Despite their numbers, their pleas to US politicians have been repeatedly ignored, either because they don’t think climate change is a real phenomenon or they are simply not interested.
But Goodwine is used to such fights and she has prevailed before. In 1999, she travelled to the UN Commission on Human Rights in Switzerland.
The sight of a US citizen giving testimony of injustice to the UN left lawmakers red-faced. A heritage act recognising and funding the preservation of Gullah/Geechee cultural traditions and cultural sites followed.
“I’m doing what I know works and that is having the international community support our consistent existence as a culture because what happens domestically here is not focused on us,” says Goodwine.
“You would think that the US would automatically take care of us because our cultural group is a part of them. But it’s not looked at that way and we’re not treated that way.”

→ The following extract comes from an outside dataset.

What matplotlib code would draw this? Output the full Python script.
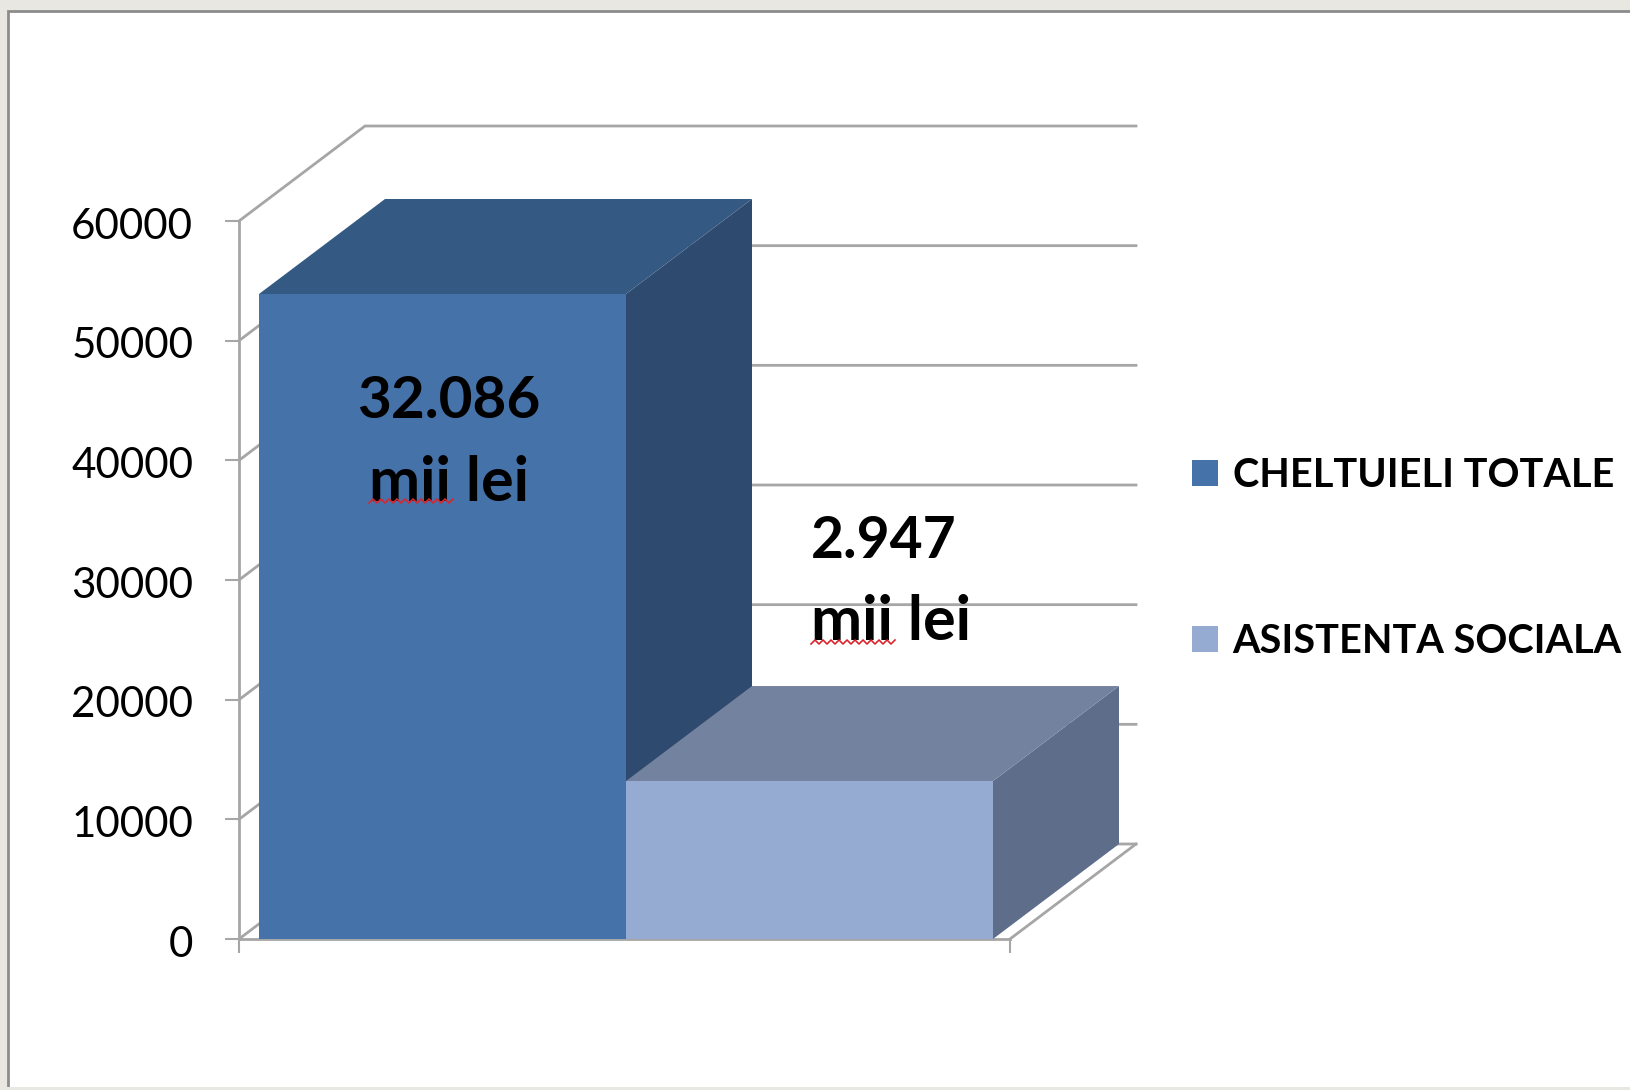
import numpy as np
import matplotlib
matplotlib.use("Agg")
import matplotlib.pyplot as plt
from matplotlib.patches import Polygon, Rectangle
from matplotlib.transforms import ScaledTranslation

W, H = 1630, 1090

# data
series = ["CHELTUIELI TOTALE", "ASISTENTA SOCIALA"]
values = [53900, 13200]
value_labels = ["32.086\nmii lei", "2.947\nmii lei"]
yticks = [0, 10000, 20000, 30000, 40000, 50000, 60000]

# colours: front, top, side
front = ["#4672AA", "#95ABD2"]
top = ["#345A83", "#72829F"]
side = ["#2E4A6E", "#5E6E8A"]
grid = "#a6a6a6"
paper = "#e9e7e1"

plt.rcParams["font.family"] = ["Lato", "DejaVu Sans"]

fig = plt.figure(figsize=(W / 100, H / 100), dpi=100, facecolor=paper)

# white slide area with grey border, open at the right and bottom
fig.add_artist(Rectangle((8 / W, -20 / H), 1640 / W, (H + 20 - 11) / H, transform=fig.transFigure,
                         facecolor="white", edgecolor="#8c8c8c", lw=2, zorder=-2))
fig.add_artist(Rectangle((0, 0), 1, 3 / H, transform=fig.transFigure,
                         facecolor=paper, edgecolor="none", zorder=-1))

# front plane of the chart, in pixels of the picture
left, right, bottom, upper = 239, 1010, 939, 221
ax = fig.add_axes([left / W, 1 - bottom / H, (right - left) / W, (bottom - upper) / H])
ax.patch.set_alpha(0)
ax.set_xlim(0, 1)
ax.set_ylim(0, 60000)

# oblique depth in data units
dx = 126 / (right - left)
dy = 95 / (bottom - upper) * 60000

for v in yticks:
    ax.plot([0, dx, 1 + dx], [v, v + dy, v + dy], color=grid, lw=2, clip_on=False, zorder=1,
            solid_joinstyle="miter")
ax.plot([1, 1 + dx], [0, dy], color=grid, lw=2, clip_on=False, zorder=1)

bar_w = 367 / (right - left)
gap = 20 / (right - left)
xpos = [gap + bar_w / 2, gap + bar_w * 1.5]

bars = []
for i in range(2):
    x0 = xpos[i] - bar_w / 2
    x1 = xpos[i] + bar_w / 2
    v = values[i]
    z = 2 + i
    ax.add_patch(Polygon([(x1, 0), (x1 + dx, dy), (x1 + dx, v + dy), (x1, v)], closed=True,
                         facecolor=side[i], edgecolor="none", clip_on=False, zorder=z))
    ax.add_patch(Polygon([(x0, v), (x0 + dx, v + dy), (x1 + dx, v + dy), (x1, v)], closed=True,
                         facecolor=top[i], edgecolor="none", clip_on=False, zorder=z))
    b = ax.bar(xpos[i], v, bar_w, color=front[i], label=series[i], zorder=z, clip_on=False)
    bars.append(b)

for s in ["top", "right"]:
    ax.spines[s].set_visible(False)
for s in ["left", "bottom"]:
    ax.spines[s].set_color(grid)
    ax.spines[s].set_linewidth(2)
    ax.spines[s].set_zorder(1)

ax.set_yticks(yticks)
ax.set_xticks([0, 1])
ax.set_xticklabels([])
ax.tick_params(axis="y", length=10, width=1.5, color=grid, labelsize=30.3, pad=23)
ax.tick_params(axis="x", length=10, width=1.5, color=grid)

# tick labels sit a little under their ticks in the reference
shift = ScaledTranslation(0, -2.2 / 100, fig.dpi_scale_trans)
for lab in ax.get_yticklabels():
    lab.set_transform(lab.get_transform() + shift)

# value labels
ax.text(xpos[0] + 0.008, values[0] - 9000, value_labels[0].split("\n")[0], ha="center", va="center",
        fontsize=42, fontweight="bold", zorder=6)
ax.text(xpos[0] + 0.008, values[0] - 15800, value_labels[0].split("\n")[1], ha="center", va="center",
        fontsize=44, fontweight="bold", zorder=6)
ax.text(0.7415, 33250, value_labels[1].split("\n")[0], ha="left", va="center",
        fontsize=41, fontweight="bold", zorder=6)
ax.text(0.7415, 26500, value_labels[1].split("\n")[1], ha="left", va="center",
        fontsize=44, fontweight="bold", zorder=6)

# red spell check squiggles under "mii"
for sx, sy in [(369, 501), (811, 642)]:
    xs = sx + np.arange(0, 88, 4)
    ys = sy + np.where(np.arange(len(xs)) % 2 == 0, 2, -2)
    fig.add_artist(plt.Line2D(xs / W, 1 - ys / H, color="#d8262c", lw=1.2, zorder=10))

ax.legend(handles=[b[0] for b in bars], labels=series, loc="upper left",
          bbox_to_anchor=(1180 / W, 1 - 445 / H), bbox_transform=fig.transFigure,
          frameon=False, handlelength=0.66, handleheight=0.66, handletextpad=0.37,
          labelspacing=3.26, prop={"size": 28.5, "weight": "bold"}, borderpad=0.3, borderaxespad=0)

fig.savefig("out.png", dpi=100, facecolor=fig.get_facecolor())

She says participation at the talks will bring many benefits to her people beyond bypassing the political roadblock in Washington.
She sees her nation as part of the well recognised group of Small Island Developing States and wants to forge alliances and understanding between her people and theirs.
From the conference, she hopes to send envoys around the world to learn how communities are fighting the rising of the tide.
“I’m sure that there are other communities that are dealing with very similar issues to what were are dealing with,” she says.